(Exercise goal):
Locate every line in the records below that holds the word "image" and return each one.

Raw records:
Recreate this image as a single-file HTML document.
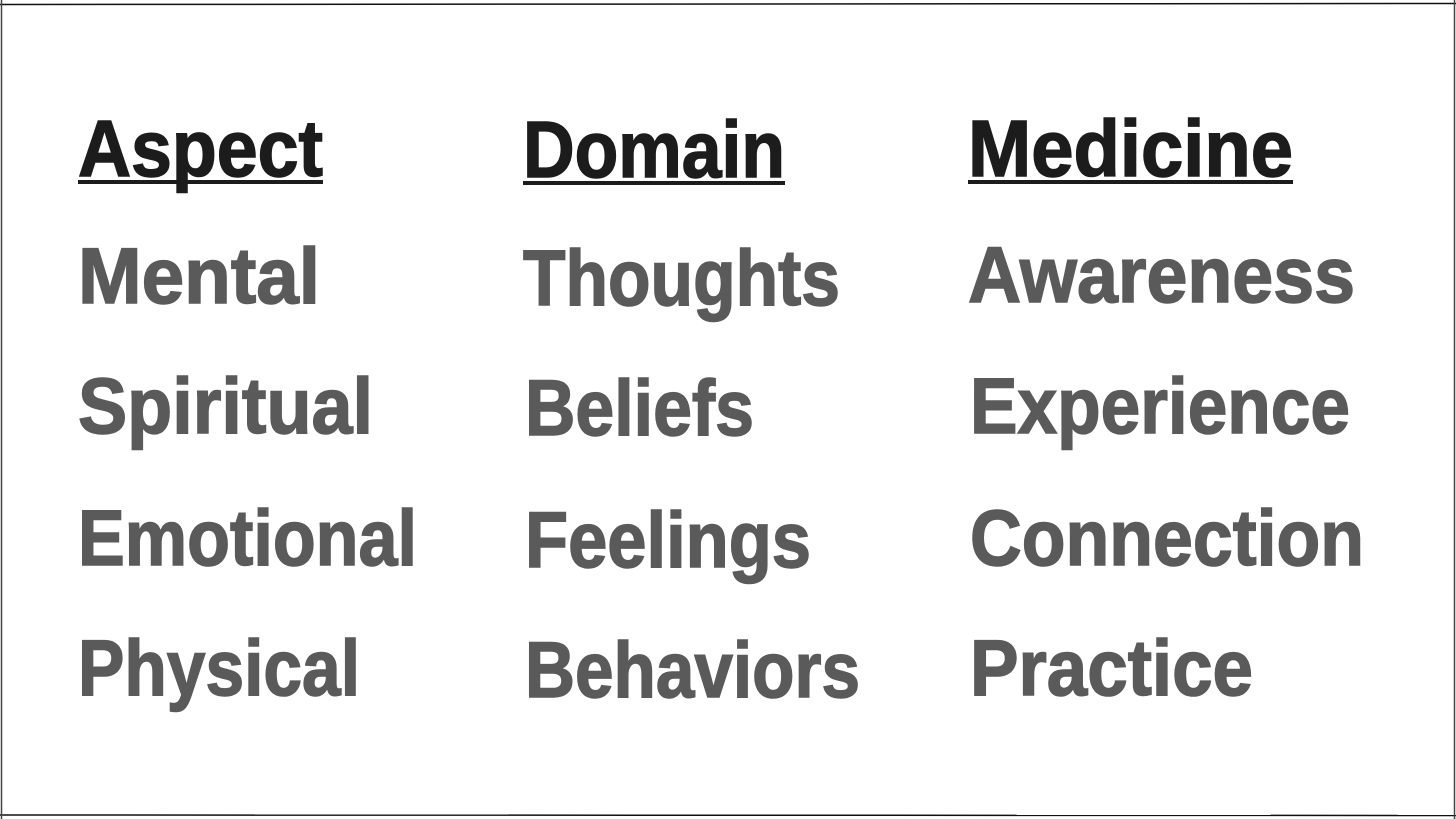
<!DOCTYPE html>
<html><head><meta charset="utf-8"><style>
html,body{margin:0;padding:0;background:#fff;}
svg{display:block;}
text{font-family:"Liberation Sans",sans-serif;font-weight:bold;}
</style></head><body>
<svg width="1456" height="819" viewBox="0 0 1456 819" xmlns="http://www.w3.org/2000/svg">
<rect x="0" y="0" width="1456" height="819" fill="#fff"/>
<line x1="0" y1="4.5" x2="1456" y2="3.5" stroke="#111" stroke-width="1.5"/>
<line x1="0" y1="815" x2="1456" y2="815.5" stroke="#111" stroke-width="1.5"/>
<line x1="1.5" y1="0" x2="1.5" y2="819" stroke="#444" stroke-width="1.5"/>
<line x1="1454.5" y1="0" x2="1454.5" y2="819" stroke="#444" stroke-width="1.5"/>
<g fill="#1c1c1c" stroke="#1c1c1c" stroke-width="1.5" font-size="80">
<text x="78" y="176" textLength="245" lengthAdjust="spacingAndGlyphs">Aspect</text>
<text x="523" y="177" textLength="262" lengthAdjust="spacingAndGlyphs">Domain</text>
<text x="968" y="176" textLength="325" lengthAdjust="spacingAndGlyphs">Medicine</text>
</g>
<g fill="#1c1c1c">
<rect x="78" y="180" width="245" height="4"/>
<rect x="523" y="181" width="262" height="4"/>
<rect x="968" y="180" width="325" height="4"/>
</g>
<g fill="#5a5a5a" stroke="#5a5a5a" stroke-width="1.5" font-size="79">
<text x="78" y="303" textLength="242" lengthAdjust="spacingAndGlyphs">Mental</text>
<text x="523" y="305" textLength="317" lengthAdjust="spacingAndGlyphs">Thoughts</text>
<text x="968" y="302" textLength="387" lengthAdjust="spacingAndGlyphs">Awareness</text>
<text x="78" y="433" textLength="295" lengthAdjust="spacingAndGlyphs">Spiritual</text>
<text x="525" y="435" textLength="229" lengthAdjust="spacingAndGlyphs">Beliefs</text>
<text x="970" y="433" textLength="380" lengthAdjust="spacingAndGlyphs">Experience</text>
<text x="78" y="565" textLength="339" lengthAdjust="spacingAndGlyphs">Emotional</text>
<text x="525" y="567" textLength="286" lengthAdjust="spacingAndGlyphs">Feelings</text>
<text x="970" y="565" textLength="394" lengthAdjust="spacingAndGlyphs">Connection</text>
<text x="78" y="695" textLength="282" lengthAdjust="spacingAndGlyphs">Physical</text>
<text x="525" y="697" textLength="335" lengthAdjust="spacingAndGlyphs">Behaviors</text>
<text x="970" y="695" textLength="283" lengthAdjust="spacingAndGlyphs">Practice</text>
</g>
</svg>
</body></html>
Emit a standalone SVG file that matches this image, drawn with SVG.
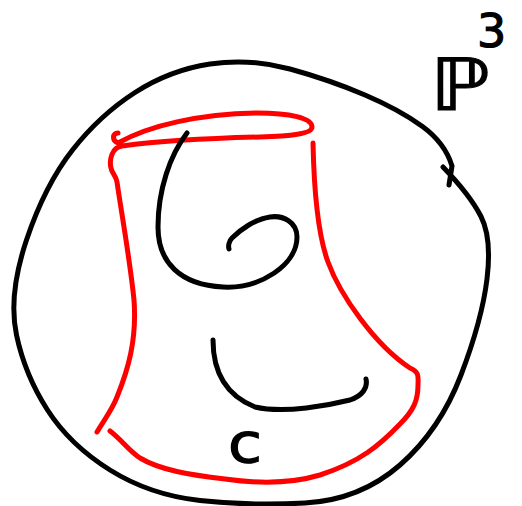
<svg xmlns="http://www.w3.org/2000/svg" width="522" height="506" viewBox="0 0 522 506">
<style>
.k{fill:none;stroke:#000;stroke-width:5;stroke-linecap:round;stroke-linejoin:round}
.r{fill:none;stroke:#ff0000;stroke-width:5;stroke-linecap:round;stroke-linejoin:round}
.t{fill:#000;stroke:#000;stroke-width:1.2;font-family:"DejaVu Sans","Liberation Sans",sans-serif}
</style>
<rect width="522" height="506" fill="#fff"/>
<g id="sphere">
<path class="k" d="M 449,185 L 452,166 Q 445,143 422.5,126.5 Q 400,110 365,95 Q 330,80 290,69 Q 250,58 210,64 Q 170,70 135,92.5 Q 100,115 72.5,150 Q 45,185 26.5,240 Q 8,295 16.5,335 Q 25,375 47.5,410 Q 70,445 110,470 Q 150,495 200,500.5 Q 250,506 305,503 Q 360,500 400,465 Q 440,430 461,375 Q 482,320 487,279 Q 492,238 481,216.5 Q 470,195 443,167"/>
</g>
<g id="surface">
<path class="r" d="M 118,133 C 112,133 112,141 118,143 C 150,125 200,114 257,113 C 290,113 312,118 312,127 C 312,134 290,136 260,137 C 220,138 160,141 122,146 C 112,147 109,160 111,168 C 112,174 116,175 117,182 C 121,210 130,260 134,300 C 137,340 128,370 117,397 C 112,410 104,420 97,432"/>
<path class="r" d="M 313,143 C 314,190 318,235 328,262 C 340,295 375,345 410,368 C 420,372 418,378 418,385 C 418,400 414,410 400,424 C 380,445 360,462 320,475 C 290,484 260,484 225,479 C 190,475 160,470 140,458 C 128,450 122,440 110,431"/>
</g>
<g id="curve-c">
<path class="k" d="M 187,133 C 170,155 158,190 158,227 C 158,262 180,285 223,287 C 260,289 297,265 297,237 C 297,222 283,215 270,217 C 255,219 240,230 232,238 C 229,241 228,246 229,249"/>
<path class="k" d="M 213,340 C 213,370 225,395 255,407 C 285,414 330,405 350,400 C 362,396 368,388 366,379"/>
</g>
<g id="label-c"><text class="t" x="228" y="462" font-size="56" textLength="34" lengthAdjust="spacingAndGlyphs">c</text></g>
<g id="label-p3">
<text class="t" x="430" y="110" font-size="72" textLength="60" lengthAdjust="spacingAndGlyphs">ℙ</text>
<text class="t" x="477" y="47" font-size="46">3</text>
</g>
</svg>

(Exercise response):
Recreate this image as a single-file HTML document.
Emit a standalone SVG file that matches this image, drawn with SVG.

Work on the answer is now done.